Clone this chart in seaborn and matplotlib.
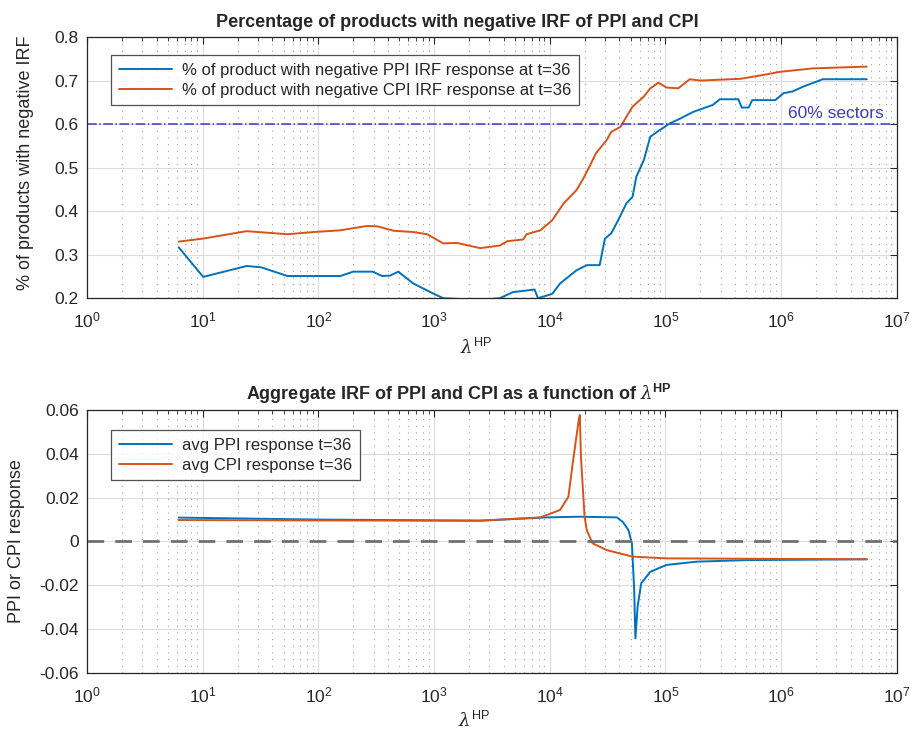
import numpy as np
import pandas as pd
import matplotlib
matplotlib.use('Agg')
import matplotlib.pyplot as plt
import seaborn as sns

# Top panel: share of products with negative IRF at t=36
ppi_share_lam = [6.2, 10.1, 24, 32, 54, 155, 200, 295, 355, 417, 490, 660, 980, 1200, 2500,
                 3700, 4800, 7400, 7900, 10500, 12300, 17000, 21000, 27000, 30000, 34000,
                 39000, 46000, 52000, 56000, 65000, 74000, 89000, 110000, 135000, 174000,
                 257000, 295000, 427000, 457000, 525000, 562000, 891000, 1050000, 1260000,
                 1550000, 2290000, 5500000]
ppi_share = [0.317, 0.249, 0.274, 0.271, 0.251, 0.251, 0.261, 0.261, 0.251, 0.252, 0.261,
             0.234, 0.211, 0.200, 0.196, 0.200, 0.214, 0.220, 0.200, 0.210, 0.234, 0.264,
             0.276, 0.276, 0.337, 0.349, 0.379, 0.418, 0.433, 0.479, 0.517, 0.571, 0.586,
             0.602, 0.613, 0.628, 0.644, 0.657, 0.657, 0.638, 0.638, 0.655, 0.655, 0.671,
             0.675, 0.686, 0.703, 0.703]

cpi_share_lam = [6.2, 10.1, 24, 54, 91, 155, 263, 324, 447, 660, 870, 1200, 1580, 2500, 3700,
                 4300, 5900, 6300, 8300, 10500, 13200, 17000, 19500, 22400, 25100, 31000,
                 34000, 41000, 46000, 52000, 65000, 74000, 87000, 102000, 129000, 162000,
                 200000, 447000, 708000, 977000, 1900000, 5500000]
cpi_share = [0.330, 0.337, 0.354, 0.347, 0.352, 0.356, 0.366, 0.365, 0.355, 0.352, 0.347,
             0.326, 0.327, 0.315, 0.321, 0.331, 0.335, 0.347, 0.356, 0.379, 0.418, 0.448,
             0.475, 0.506, 0.533, 0.563, 0.582, 0.594, 0.617, 0.640, 0.663, 0.682, 0.695,
             0.684, 0.682, 0.703, 0.700, 0.704, 0.713, 0.720, 0.728, 0.732]

# Bottom panel: aggregate responses
ppi_avg_lam = [6.2, 100, 2500, 9500, 18200, 38000, 42700, 47900, 51300, 53700, 55000, 57500,
               61700, 74100, 102000, 186000, 501000, 5500000]
ppi_avg = [0.0109, 0.0100, 0.0095, 0.0110, 0.0113, 0.0110, 0.0090, 0.0052, -0.0008, -0.0221,
           -0.0442, -0.0297, -0.0191, -0.0138, -0.0107, -0.0092, -0.0085, -0.0081]

cpi_avg_lam = [6.2, 100, 2500, 8300, 12300, 14500, 15800, 17800, 18200, 18600, 20000, 20900,
               23400, 31000, 52000, 102000, 5500000]
cpi_avg = [0.0098, 0.0096, 0.0095, 0.0110, 0.0144, 0.0204, 0.0357, 0.0554, 0.0577, 0.0387,
           0.0113, 0.0052, -0.0008, -0.0039, -0.0069, -0.0077, -0.0081]

BLUE = '#0072BD'
ORANGE = '#D95319'

sns.set_style('white')
plt.rcParams['font.family'] = ['Liberation Sans', 'DejaVu Sans']
plt.rcParams['mathtext.fontset'] = 'custom'
plt.rcParams['mathtext.rm'] = 'Liberation Sans'
plt.rcParams['mathtext.bf'] = 'Liberation Sans:bold'
plt.rcParams['mathtext.it'] = 'DejaVu Serif:italic'

fig = plt.figure(figsize=(9.15, 7.4), dpi=100)
ax1 = fig.add_axes([0.0951, 0.597, 0.885, 0.353])
ax2 = fig.add_axes([0.0951, 0.0905, 0.885, 0.3555])


def style_axis(ax):
    ax.set_xscale('log')
    ax.set_xlim(1, 1e7)
    ax.set_xticks([10.0 ** k for k in range(8)])
    ax.grid(True, which='major', color='#dcdcdc', linestyle='-', linewidth=0.8)
    ax.grid(True, which='minor', axis='x', color='#a0a0a0', linestyle=(0, (1, 5)),
            linewidth=0.8)
    ax.tick_params(which='both', direction='in', top=True, right=True, labelsize=12.5,
                   color='#262626')
    ax.tick_params(axis='x', which='major', pad=9)
    ax.tick_params(axis='y', which='major', pad=6)
    ax.tick_params(which='major', length=5, width=0.8)
    ax.tick_params(which='minor', length=3, width=0.6)
    for sp in ax.spines.values():
        sp.set_color('#262626')
        sp.set_linewidth(0.9)
    ax.set_axisbelow(True)


# ---- top panel
df_ppi = pd.DataFrame({'lam': ppi_share_lam, 'val': ppi_share})
df_cpi = pd.DataFrame({'lam': cpi_share_lam, 'val': cpi_share})
sns.lineplot(data=df_ppi, x='lam', y='val', ax=ax1, color=BLUE, linewidth=1.4, sort=False,
             label='% of product with negative PPI IRF response at t=36')
sns.lineplot(data=df_cpi, x='lam', y='val', ax=ax1, color=ORANGE, linewidth=1.4, sort=False,
             label='% of product with negative CPI IRF response at t=36')
ax1.axhline(0.6, color='#3a3ac8', linestyle='-.', linewidth=1.1)
ax1.text(3.0e6, 0.607, '60% sectors', color='#3a3ac8', fontsize=12.5, ha='center',
         va='bottom')
style_axis(ax1)
ax1.set_ylim(0.2, 0.8)
ax1.set_yticks([0.2, 0.3, 0.4, 0.5, 0.6, 0.7, 0.8])
ax1.set_title('Percentage of products with negative IRF of PPI and CPI', fontsize=13,
              fontweight='bold', pad=7, x=0.457)
ax1.set_xlabel(r'$\mathit{\lambda}^{\rm HP}$', fontsize=13, labelpad=6)
ax1.xaxis.set_label_coords(0.48, -0.15)
ax1.set_ylabel('% of products with negative IRF', fontsize=13)
ax1.yaxis.set_label_coords(-0.066, 0.52)
leg = ax1.legend(loc='upper left', fontsize=12, frameon=True, fancybox=False,
                 edgecolor='#262626', borderpad=0.45, handlelength=3.2, labelspacing=0.3,
                 handletextpad=0.6, bbox_to_anchor=(0.0198, 0.962))
leg.get_frame().set_linewidth(0.9)

# ---- bottom panel
df_ppi2 = pd.DataFrame({'lam': ppi_avg_lam, 'val': ppi_avg})
df_cpi2 = pd.DataFrame({'lam': cpi_avg_lam, 'val': cpi_avg})
sns.lineplot(data=df_ppi2, x='lam', y='val', ax=ax2, color=BLUE, linewidth=1.4, sort=False,
             label='avg PPI response t=36')
sns.lineplot(data=df_cpi2, x='lam', y='val', ax=ax2, color=ORANGE, linewidth=1.4, sort=False,
             label='avg CPI response t=36')
ax2.axhline(0.0, color='#707070', linestyle='--', linewidth=2, dashes=(6, 4))
style_axis(ax2)
ax2.set_ylim(-0.06, 0.06)
ax2.set_yticks([-0.06, -0.04, -0.02, 0, 0.02, 0.04, 0.06])
ax2.set_yticklabels(['-0.06', '-0.04', '-0.02', '0', '0.02', '0.04', '0.06'])
ax2.set_title(r'Aggregate IRF of PPI and CPI as a function of $\mathit{\lambda}^{\bf HP}$',
              fontsize=13, fontweight='bold', pad=7, x=0.459)
ax2.set_xlabel(r'$\mathit{\lambda}^{\rm HP}$', fontsize=13, labelpad=6)
ax2.xaxis.set_label_coords(0.478, -0.145)
ax2.set_ylabel('PPI or CPI response', fontsize=13)
ax2.yaxis.set_label_coords(-0.076, 0.5)
leg2 = ax2.legend(loc='upper left', fontsize=12, frameon=True, fancybox=False,
                  edgecolor='#262626', borderpad=0.45, handlelength=3.2, labelspacing=0.3,
                  handletextpad=0.6, bbox_to_anchor=(0.0198, 0.955))
leg2.get_frame().set_linewidth(0.9)

fig.savefig('out.png', dpi=100)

----

Extract, word for word, each line from the top of the data down to and including the line with "import seaborn as sns"; skip the pictures.

Clone this chart in seaborn and matplotlib.
import numpy as np
import pandas as pd
import matplotlib
matplotlib.use('Agg')
import matplotlib.pyplot as plt
import seaborn as sns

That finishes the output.